▶ _GIVEN TASK_
The material below includes pictures; leave them out and return only the lines between the line containing "Emit a Python" and the line containing "ax = fig.add_axes([0.0452, 0.0855, 0.9328, 0.8605])", inclusive, word for word.

▶ _DATASET_
--------
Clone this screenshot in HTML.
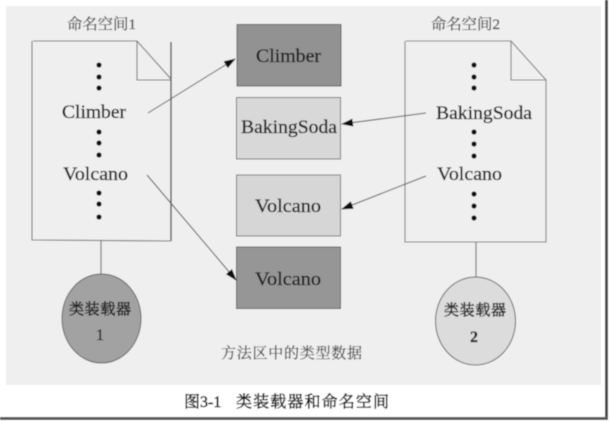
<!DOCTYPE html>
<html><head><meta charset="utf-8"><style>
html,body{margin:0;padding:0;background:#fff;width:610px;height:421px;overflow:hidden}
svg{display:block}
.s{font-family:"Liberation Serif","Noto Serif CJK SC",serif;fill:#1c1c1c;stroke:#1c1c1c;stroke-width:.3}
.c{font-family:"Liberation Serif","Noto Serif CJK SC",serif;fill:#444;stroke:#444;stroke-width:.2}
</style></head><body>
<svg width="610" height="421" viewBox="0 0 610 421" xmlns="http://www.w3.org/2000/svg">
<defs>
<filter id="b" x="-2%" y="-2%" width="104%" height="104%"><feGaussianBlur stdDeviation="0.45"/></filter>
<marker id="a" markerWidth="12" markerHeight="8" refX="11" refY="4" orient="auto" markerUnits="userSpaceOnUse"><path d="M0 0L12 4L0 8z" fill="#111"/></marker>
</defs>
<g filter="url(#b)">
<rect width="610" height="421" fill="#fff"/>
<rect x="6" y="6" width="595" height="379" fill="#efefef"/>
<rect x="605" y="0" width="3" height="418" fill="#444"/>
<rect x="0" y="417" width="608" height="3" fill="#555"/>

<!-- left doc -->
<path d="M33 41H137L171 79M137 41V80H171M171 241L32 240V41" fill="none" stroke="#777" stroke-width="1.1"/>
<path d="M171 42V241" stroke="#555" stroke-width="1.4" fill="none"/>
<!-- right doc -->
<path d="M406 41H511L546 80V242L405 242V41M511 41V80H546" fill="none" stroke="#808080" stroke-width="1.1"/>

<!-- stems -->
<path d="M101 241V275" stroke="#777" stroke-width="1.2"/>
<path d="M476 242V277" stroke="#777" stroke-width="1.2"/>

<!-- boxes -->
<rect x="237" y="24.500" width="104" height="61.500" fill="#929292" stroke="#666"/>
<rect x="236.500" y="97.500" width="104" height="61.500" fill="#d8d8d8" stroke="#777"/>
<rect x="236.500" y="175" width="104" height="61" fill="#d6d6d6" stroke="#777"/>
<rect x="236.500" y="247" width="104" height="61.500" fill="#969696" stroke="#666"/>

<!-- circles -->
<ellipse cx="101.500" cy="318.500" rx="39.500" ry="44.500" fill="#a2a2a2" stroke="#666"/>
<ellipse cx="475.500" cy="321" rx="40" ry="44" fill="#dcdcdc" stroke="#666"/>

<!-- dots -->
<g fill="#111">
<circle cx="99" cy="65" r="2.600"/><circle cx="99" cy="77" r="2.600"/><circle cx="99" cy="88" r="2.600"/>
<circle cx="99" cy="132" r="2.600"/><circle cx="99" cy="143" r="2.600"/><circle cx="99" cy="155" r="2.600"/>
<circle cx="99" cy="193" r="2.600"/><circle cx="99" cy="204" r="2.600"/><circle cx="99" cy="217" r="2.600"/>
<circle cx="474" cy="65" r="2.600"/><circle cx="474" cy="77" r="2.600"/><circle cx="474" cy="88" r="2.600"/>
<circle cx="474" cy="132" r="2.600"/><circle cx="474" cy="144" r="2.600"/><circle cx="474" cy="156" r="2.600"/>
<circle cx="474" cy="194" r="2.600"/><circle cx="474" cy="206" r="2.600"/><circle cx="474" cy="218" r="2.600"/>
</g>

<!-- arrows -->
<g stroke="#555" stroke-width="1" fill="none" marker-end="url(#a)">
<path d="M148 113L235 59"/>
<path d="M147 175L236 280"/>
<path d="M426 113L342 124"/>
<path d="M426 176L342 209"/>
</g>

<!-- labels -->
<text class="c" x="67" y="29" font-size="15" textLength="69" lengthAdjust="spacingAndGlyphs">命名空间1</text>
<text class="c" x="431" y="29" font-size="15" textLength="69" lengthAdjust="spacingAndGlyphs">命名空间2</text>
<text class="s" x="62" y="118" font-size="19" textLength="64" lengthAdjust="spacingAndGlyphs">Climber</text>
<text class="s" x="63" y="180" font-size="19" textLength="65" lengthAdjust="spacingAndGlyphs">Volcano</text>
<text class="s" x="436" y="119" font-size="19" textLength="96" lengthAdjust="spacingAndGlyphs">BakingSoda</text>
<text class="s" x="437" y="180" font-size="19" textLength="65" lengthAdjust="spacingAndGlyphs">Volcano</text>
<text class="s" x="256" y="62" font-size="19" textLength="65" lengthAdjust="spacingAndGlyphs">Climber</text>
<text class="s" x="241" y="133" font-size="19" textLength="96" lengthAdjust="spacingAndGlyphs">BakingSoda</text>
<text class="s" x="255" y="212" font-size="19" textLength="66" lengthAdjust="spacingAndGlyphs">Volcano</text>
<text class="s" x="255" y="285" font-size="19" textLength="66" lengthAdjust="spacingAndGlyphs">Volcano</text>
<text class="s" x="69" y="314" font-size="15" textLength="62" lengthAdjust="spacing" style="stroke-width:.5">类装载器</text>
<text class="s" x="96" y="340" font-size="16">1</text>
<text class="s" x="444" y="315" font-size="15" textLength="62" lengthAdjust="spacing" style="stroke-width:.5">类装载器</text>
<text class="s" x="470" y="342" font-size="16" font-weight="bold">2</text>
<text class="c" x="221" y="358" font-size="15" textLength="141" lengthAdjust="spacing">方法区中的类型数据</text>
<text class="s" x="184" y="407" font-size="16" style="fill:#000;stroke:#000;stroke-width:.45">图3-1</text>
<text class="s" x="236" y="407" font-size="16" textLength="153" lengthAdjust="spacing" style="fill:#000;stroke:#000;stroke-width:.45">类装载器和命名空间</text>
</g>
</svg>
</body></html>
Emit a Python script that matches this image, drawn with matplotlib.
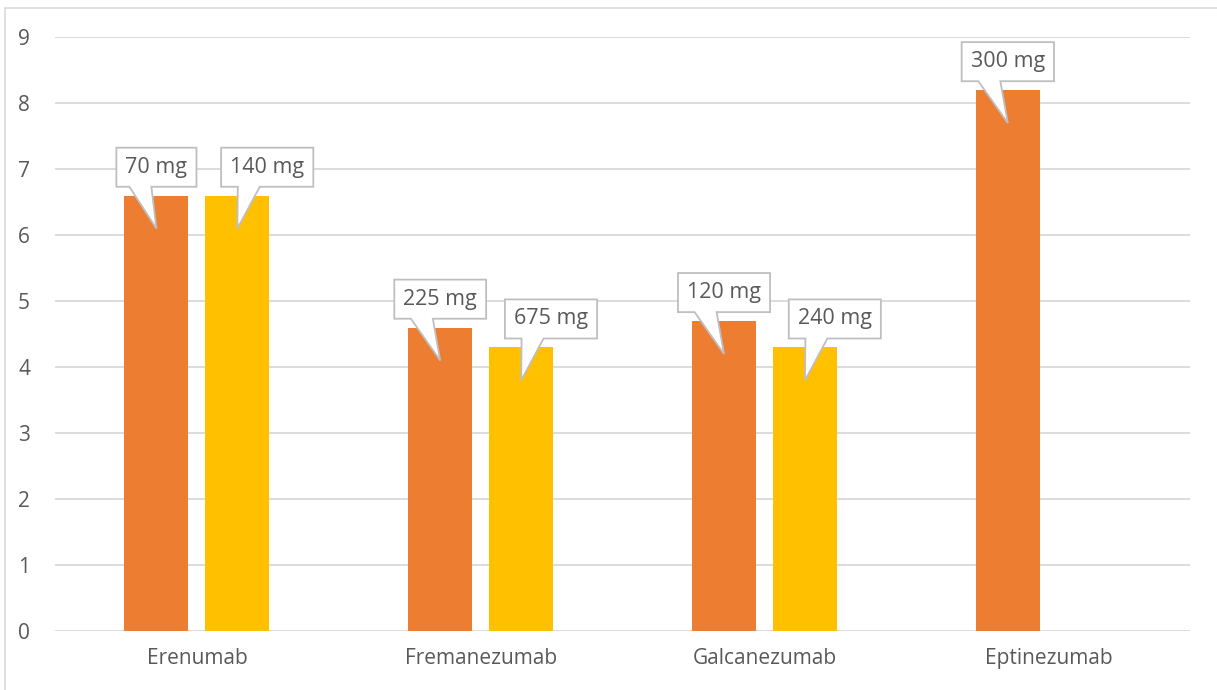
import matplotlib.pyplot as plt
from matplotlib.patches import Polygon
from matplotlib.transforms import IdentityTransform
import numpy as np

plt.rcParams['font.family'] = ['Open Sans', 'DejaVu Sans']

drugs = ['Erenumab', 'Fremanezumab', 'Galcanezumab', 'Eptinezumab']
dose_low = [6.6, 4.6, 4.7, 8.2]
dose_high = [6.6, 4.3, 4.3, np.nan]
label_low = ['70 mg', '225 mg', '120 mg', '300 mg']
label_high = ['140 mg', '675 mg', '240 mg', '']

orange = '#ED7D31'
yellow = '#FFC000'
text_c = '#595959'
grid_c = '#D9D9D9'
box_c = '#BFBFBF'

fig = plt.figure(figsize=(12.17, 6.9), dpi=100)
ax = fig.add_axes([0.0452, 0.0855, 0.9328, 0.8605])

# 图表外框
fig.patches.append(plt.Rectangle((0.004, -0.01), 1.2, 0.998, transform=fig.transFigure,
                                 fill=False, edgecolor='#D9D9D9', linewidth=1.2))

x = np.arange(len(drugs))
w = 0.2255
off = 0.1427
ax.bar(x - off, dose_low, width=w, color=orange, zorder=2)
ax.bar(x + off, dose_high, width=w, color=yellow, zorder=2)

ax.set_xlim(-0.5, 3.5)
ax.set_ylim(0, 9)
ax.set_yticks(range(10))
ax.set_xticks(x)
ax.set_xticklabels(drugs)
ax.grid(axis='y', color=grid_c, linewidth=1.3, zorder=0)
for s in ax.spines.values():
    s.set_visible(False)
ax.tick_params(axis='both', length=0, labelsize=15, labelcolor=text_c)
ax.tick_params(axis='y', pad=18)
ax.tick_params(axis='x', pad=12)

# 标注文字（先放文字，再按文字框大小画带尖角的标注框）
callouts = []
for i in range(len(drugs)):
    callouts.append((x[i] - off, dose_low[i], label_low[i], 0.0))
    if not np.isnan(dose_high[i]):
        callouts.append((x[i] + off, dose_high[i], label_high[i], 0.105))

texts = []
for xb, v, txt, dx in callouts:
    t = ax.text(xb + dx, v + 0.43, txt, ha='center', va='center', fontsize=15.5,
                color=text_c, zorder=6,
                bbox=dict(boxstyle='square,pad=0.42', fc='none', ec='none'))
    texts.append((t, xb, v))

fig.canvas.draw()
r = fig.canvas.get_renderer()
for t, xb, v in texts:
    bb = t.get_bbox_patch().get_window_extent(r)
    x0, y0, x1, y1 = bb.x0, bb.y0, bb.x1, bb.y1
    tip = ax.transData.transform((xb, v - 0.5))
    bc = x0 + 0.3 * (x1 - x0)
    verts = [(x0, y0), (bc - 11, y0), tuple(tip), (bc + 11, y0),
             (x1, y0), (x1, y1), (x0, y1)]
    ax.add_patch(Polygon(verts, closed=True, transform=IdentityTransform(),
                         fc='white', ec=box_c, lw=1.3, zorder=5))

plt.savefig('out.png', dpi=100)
--------
▶ _SOLUTION FOR THIS EXERCISE_
Emit a Python script that matches this image, drawn with matplotlib.
import matplotlib.pyplot as plt
from matplotlib.patches import Polygon
from matplotlib.transforms import IdentityTransform
import numpy as np

plt.rcParams['font.family'] = ['Open Sans', 'DejaVu Sans']

drugs = ['Erenumab', 'Fremanezumab', 'Galcanezumab', 'Eptinezumab']
dose_low = [6.6, 4.6, 4.7, 8.2]
dose_high = [6.6, 4.3, 4.3, np.nan]
label_low = ['70 mg', '225 mg', '120 mg', '300 mg']
label_high = ['140 mg', '675 mg', '240 mg', '']

orange = '#ED7D31'
yellow = '#FFC000'
text_c = '#595959'
grid_c = '#D9D9D9'
box_c = '#BFBFBF'

fig = plt.figure(figsize=(12.17, 6.9), dpi=100)
ax = fig.add_axes([0.0452, 0.0855, 0.9328, 0.8605])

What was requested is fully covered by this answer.